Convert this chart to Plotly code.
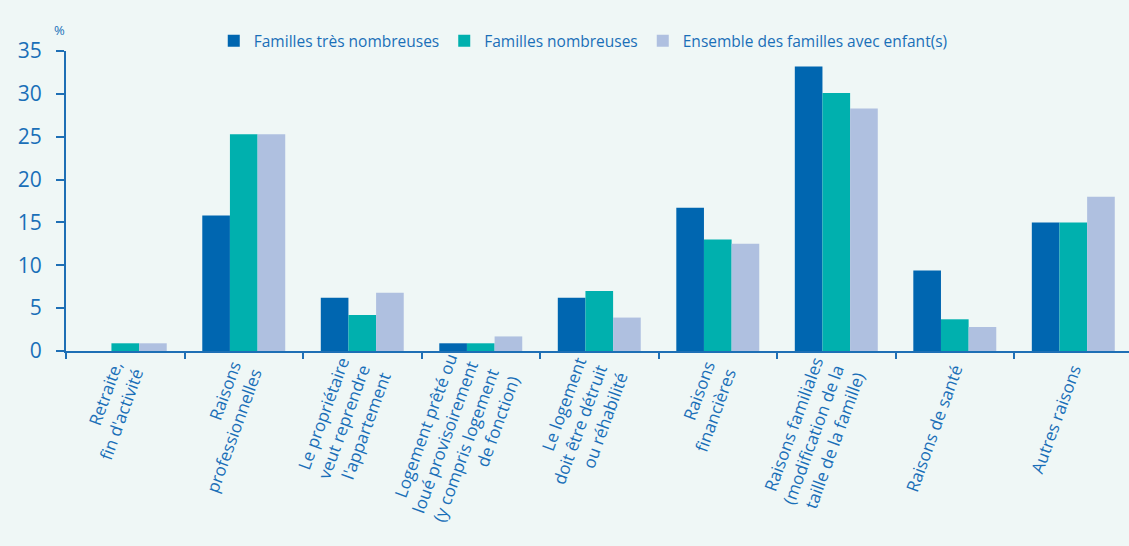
import plotly.graph_objects as go

categories = [
    "Retraite,<br>fin d'activité",
    "Raisons<br>professionnelles",
    "Le propriétaire<br>veut reprendre<br>l'appartement",
    "Logement prêté ou<br>loué provisoirement<br>(y compris logement<br>de fonction)",
    "Le logement<br>doit être détruit<br>ou réhabilité",
    "Raisons<br>financières",
    "Raisons familiales<br>(modification de la<br>taille de la famille)",
    "Raisons de santé",
    "Autres raisons",
]
tres_nombreuses = [0, 15.8, 6.2, 0.9, 6.2, 16.7, 33.2, 9.4, 15.0]
nombreuses = [0.9, 25.3, 4.2, 0.9, 7.0, 13.0, 30.1, 3.7, 15.0]
ensemble = [0.9, 25.3, 6.8, 1.7, 3.9, 12.5, 28.3, 2.8, 18.0]

series_names = ["Familles très nombreuses", "Familles nombreuses", "Ensemble des familles avec enfant(s)"]
colors = ["#0066B0", "#00B0AE", "#AFC0E0"]
text_color = "#1A6FB8"
font_family = "'Open Sans', Lato, sans-serif"

fig = go.Figure()
for name, vals, col in zip(series_names, [tres_nombreuses, nombreuses, ensemble], colors):
    fig.add_trace(go.Bar(x=categories, y=vals, name=name, marker=dict(color=col, line=dict(width=0))))

fig.update_layout(
    width=1129, height=546,
    paper_bgcolor="#EFF7F6", plot_bgcolor="#EFF7F6",
    barmode="group", bargap=0.3, bargroupgap=0,
    margin=dict(l=66, r=0, t=51, b=195, autoexpand=False),
    font=dict(family=font_family, color=text_color),
    legend=dict(orientation="h", x=0.139, xanchor="left", y=1.033, yanchor="middle",
                font=dict(size=15.5, color=text_color), bgcolor="rgba(0,0,0,0)",
                itemwidth=30, traceorder="normal"),
    showlegend=True,
)
fig.update_xaxes(
    range=[-0.5, 8.47], showline=True, linecolor="#1E6FB5", linewidth=2,
    ticks="outside", tickson="boundaries", ticklen=6, tickcolor="#1E6FB5", tickwidth=1.5,
    tickangle=-70, tickfont=dict(size=17, color=text_color, family=font_family),
    showgrid=False, zeroline=False,
)
fig.update_yaxes(
    range=[0, 35], tickvals=[0, 5, 10, 15, 20, 25, 30, 35], showline=True, linecolor="#1E6FB5",
    linewidth=2, ticks="outside", ticklen=8, tickcolor="#1E6FB5", tickwidth=1.5,
    ticklabelstandoff=10,
    tickfont=dict(size=21, color=text_color, family=font_family),
    showgrid=False, zeroline=False,
)
fig.add_annotation(text="%", x=-0.006, y=1.07, xref="paper", yref="paper", showarrow=False,
                   xanchor="center", yanchor="middle",
                   font=dict(size=13, color=text_color, family=font_family))
fig.write_html("out.html")
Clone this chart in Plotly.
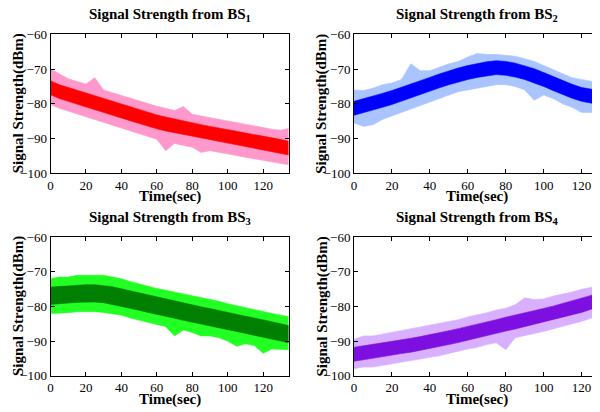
import plotly.graph_objects as go

time_s = [0, 5, 10, 15, 20, 25, 30, 35, 40, 45, 50, 55, 60, 65, 70, 75, 80, 85, 90, 95,
          100, 105, 110, 115, 120, 125, 130, 135]

# BS1: mean (dark band centre), noisy envelope upper / lower (dBm)
bs1_mean = [-75.4, -76.5, -77.3, -78.1, -78.8, -79.6, -80.6, -81.3, -82.1, -82.9, -83.7, -84.5, -85.2, -85.8,
            -86.4, -87.0, -87.5, -88.0, -88.5, -88.9, -89.4, -89.9, -90.4, -90.8, -91.3, -91.8, -92.3, -92.8]
bs1_hi = [-70.0, -71.5, -72.8, -73.6, -74.3, -72.5, -76.0, -76.8, -77.6, -78.3, -79.2, -80.0, -80.7, -81.3,
          -81.9, -80.8, -83.0, -83.5, -84.0, -84.4, -84.9, -85.4, -85.9, -86.3, -86.8, -87.3, -87.6, -87.0]
bs1_lo = [-80.2, -81.3, -82.2, -83.0, -83.8, -84.5, -85.5, -86.2, -87.0, -87.8, -88.6, -89.4, -90.2, -93.5,
          -91.4, -92.0, -92.5, -94.0, -93.5, -93.9, -94.4, -94.9, -95.4, -96.0, -96.3, -96.8, -97.2, -97.6]

# BS2
bs2_mean = [-81.3, -80.6, -79.8, -79.0, -78.2, -77.3, -76.3, -75.3, -74.4, -73.4, -72.5, -71.7, -71.0, -70.4,
            -69.9, -69.6, -69.8, -70.3, -71.0, -71.9, -73.0, -74.2, -75.4, -76.4, -77.3, -77.9, -78.3, -78.6]
bs2_hi = [-76.0, -76.2, -75.5, -74.5, -74.0, -73.0, -68.5, -70.5, -70.5, -69.5, -68.5, -67.8, -66.5, -65.5,
          -65.8, -65.8, -66.0, -66.3, -67.0, -67.8, -69.0, -70.2, -71.2, -72.5, -73.0, -73.5, -74.0, -74.5]
bs2_lo = [-85.5, -86.5, -86.0, -84.5, -83.5, -82.5, -81.5, -80.5, -79.5, -78.5, -77.5, -76.5, -76.0, -75.5,
          -75.0, -74.5, -74.5, -75.0, -76.0, -79.0, -77.5, -78.5, -80.0, -81.0, -82.5, -82.5, -82.5, -82.5]

# BS3
bs3_mean = [-76.9, -76.7, -76.5, -76.3, -76.2, -76.2, -76.4, -76.8, -77.4, -78.0, -78.6, -79.2, -79.8, -80.4,
            -80.9, -81.5, -82.0, -82.6, -83.1, -83.7, -84.2, -84.7, -85.3, -85.8, -86.3, -86.9, -87.5, -88.1]
bs3_hi = [-72.0, -71.5, -71.5, -71.0, -71.0, -71.0, -71.0, -71.5, -72.0, -72.8, -73.5, -74.0, -74.8, -75.3,
          -75.8, -76.5, -77.0, -77.5, -78.0, -78.5, -79.2, -79.8, -80.3, -80.8, -81.5, -82.0, -82.5, -83.0]
bs3_lo = [-82.0, -82.0, -81.8, -81.5, -81.5, -81.5, -81.7, -82.0, -82.5, -83.3, -84.0, -84.6, -85.2, -85.8,
          -88.5, -86.8, -87.5, -88.5, -88.5, -89.0, -90.0, -91.5, -90.8, -91.3, -93.5, -92.3, -92.5, -92.5]

# BS4
bs4_mean = [-93.8, -93.4, -93.0, -92.6, -92.1, -91.6, -91.2, -90.7, -90.2, -89.6, -89.0, -88.4, -87.8, -87.1,
            -86.4, -85.8, -85.1, -84.5, -83.9, -83.3, -82.6, -81.9, -81.1, -80.4, -79.7, -78.8, -77.8, -77.0]
bs4_hi = [-89.5, -88.5, -88.5, -88.0, -87.5, -87.0, -86.5, -86.0, -85.5, -85.0, -84.5, -83.8, -83.0, -82.5,
          -81.8, -81.0, -80.5, -79.5, -77.5, -78.0, -77.8, -77.0, -76.5, -75.8, -75.0, -74.5, -74.0, -73.5]
bs4_lo = [-98.0, -97.5, -97.5, -97.0, -96.5, -96.0, -95.7, -95.2, -94.7, -94.2, -93.5, -93.0, -92.3, -91.8,
          -91.0, -90.5, -92.5, -89.0, -88.5, -87.8, -87.2, -86.5, -85.8, -85.0, -84.3, -83.5, -82.5, -81.5]

# Half-width of the dense (filtered) band, dB
dark_halfwidth = [2.0, 2.0, 2.5, 2.0]

station_labels = ["1", "2", "3", "4"]
y_ticks = [-100, -90, -80, -70, -60]
x_ticks = [0, 20, 40, 60, 80, 100, 120]
x_title = "Time(sec)"
y_title = "Signal Strength(dBm)"

series = [
    (bs1_mean, bs1_hi, bs1_lo, "#FF99CC", "#FF0000"),
    (bs2_mean, bs2_hi, bs2_lo, "#A9C4FF", "#0000FF"),
    (bs3_mean, bs3_hi, bs3_lo, "#22FF22", "#007F00"),
    (bs4_mean, bs4_hi, bs4_lo, "#D8B0FF", "#7D10E0"),
]

OFF = 8  # page body margin
W, H = 600 - OFF, 412 - OFF
FONT = "Liberation Serif, Times New Roman, serif"


def px(xp):
    return (xp - OFF) / W


def py(yp):
    return 1 - (yp - OFF) / H


# panel pixel boxes (window coords): (x0, x1, ytop, ybottom, xmax)
panels = [
    (50.5, 288.5, 34.3, 173.3, 134.3),
    (354.0, 600.0, 34.3, 173.3, 129.7),
    (50.5, 288.5, 237.3, 375.7, 134.3),
    (354.0, 600.0, 237.3, 375.7, 129.7),
]

fig = go.Figure()
annotations = []
for i, ((mean, hi, lo, light, dark), (x0, x1, yt, yb, xmax)) in enumerate(zip(series, panels)):
    n = i + 1
    xa = "x" if n == 1 else f"x{n}"
    ya = "y" if n == 1 else f"y{n}"
    hw = dark_halfwidth[i]
    fig.add_trace(go.Scatter(
        x=time_s + time_s[::-1], y=hi + lo[::-1], fill="toself", fillcolor=light,
        line=dict(width=0.6, color=light), mode="lines", xaxis=xa, yaxis=ya,
        showlegend=False, hoverinfo="skip"))
    up = [m + hw for m in mean]
    dn = [m - hw for m in mean]
    fig.add_trace(go.Scatter(
        x=time_s + time_s[::-1], y=up + dn[::-1], fill="toself", fillcolor=dark,
        line=dict(width=0.6, color=dark), mode="lines", xaxis=xa, yaxis=ya,
        showlegend=False, hoverinfo="skip"))

    right = n in (2, 4)
    xdom = [px(x0), min(1.0, px(x1))]
    ydom = [py(yb), py(yt)]
    common = dict(showgrid=False, zeroline=False, showline=True, linecolor="black", linewidth=1,
                  ticks="inside", ticklen=4, tickcolor="black", automargin=False,
                  tickfont=dict(family=FONT, size=13, color="black"))
    fig.layout[f"xaxis{'' if n == 1 else n}"] = dict(
        domain=xdom, range=[0, xmax], tickvals=x_ticks, anchor=ya,
        mirror="allticks" if not right else "all", **common)
    fig.layout[f"yaxis{'' if n == 1 else n}"] = dict(
        domain=ydom, range=[-100, -60], tickvals=y_ticks, anchor=xa,
        mirror="ticks" if right else "allticks", **common)
    cx = px((x0 + x1) / 2)
    annotations.append(dict(
        text=f"<b>Signal Strength from BS<sub>{station_labels[i]}</sub></b>",
        x=cx, y=py(yt - 19), xref="paper", yref="paper", borderpad=0,
        xanchor="center", yanchor="middle", showarrow=False,
        font=dict(family=FONT, size=15, color="black")))
    annotations.append(dict(
        text=f"<b>{x_title}</b>", x=cx, y=py(yb + 23.5), xref="paper", yref="paper", borderpad=0,
        xanchor="center", yanchor="middle", showarrow=False,
        font=dict(family=FONT, size=15, color="black")))
    annotations.append(dict(
        text=f"<b>{y_title}</b>", x=px(x0 - 32), y=py((yt + yb) / 2), xref="paper", yref="paper",
        borderpad=0, xanchor="center", yanchor="middle", showarrow=False, textangle=-90,
        font=dict(family=FONT, size=15, color="black")))

fig.update_layout(
    template="none",
    width=W, height=H, margin=dict(l=0, r=0, t=0, b=0),
    paper_bgcolor="white", plot_bgcolor="white", annotations=annotations,
)
fig.write_html("out.html")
┄┄┄┄┄┄
▶ [Exercise task]
Starting at the first line of the entries, restate word for word everything through the line that holds "name=name, marker=dict(color=col, line=dict(width=0))))", both ends included, but omit any pictures.

▶ [Final result]
Convert this chart to Plotly code.
import plotly.graph_objects as go

categories = [
    "Retraite,<br>fin d'activité",
    "Raisons<br>professionnelles",
    "Le propriétaire<br>veut reprendre<br>l'appartement",
    "Logement prêté ou<br>loué provisoirement<br>(y compris logement<br>de fonction)",
    "Le logement<br>doit être détruit<br>ou réhabilité",
    "Raisons<br>financières",
    "Raisons familiales<br>(modification de la<br>taille de la famille)",
    "Raisons de santé",
    "Autres raisons",
]
tres_nombreuses = [0, 15.8, 6.2, 0.9, 6.2, 16.7, 33.2, 9.4, 15.0]
nombreuses = [0.9, 25.3, 4.2, 0.9, 7.0, 13.0, 30.1, 3.7, 15.0]
ensemble = [0.9, 25.3, 6.8, 1.7, 3.9, 12.5, 28.3, 2.8, 18.0]

series_names = ["Familles très nombreuses", "Familles nombreuses", "Ensemble des familles avec enfant(s)"]
colors = ["#0066B0", "#00B0AE", "#AFC0E0"]
text_color = "#1A6FB8"
font_family = "'Open Sans', Lato, sans-serif"

fig = go.Figure()
for name, vals, col in zip(series_names, [tres_nombreuses, nombreuses, ensemble], colors):
    fig.add_trace(go.Bar(x=categories, y=vals, name=name, marker=dict(color=col, line=dict(width=0))))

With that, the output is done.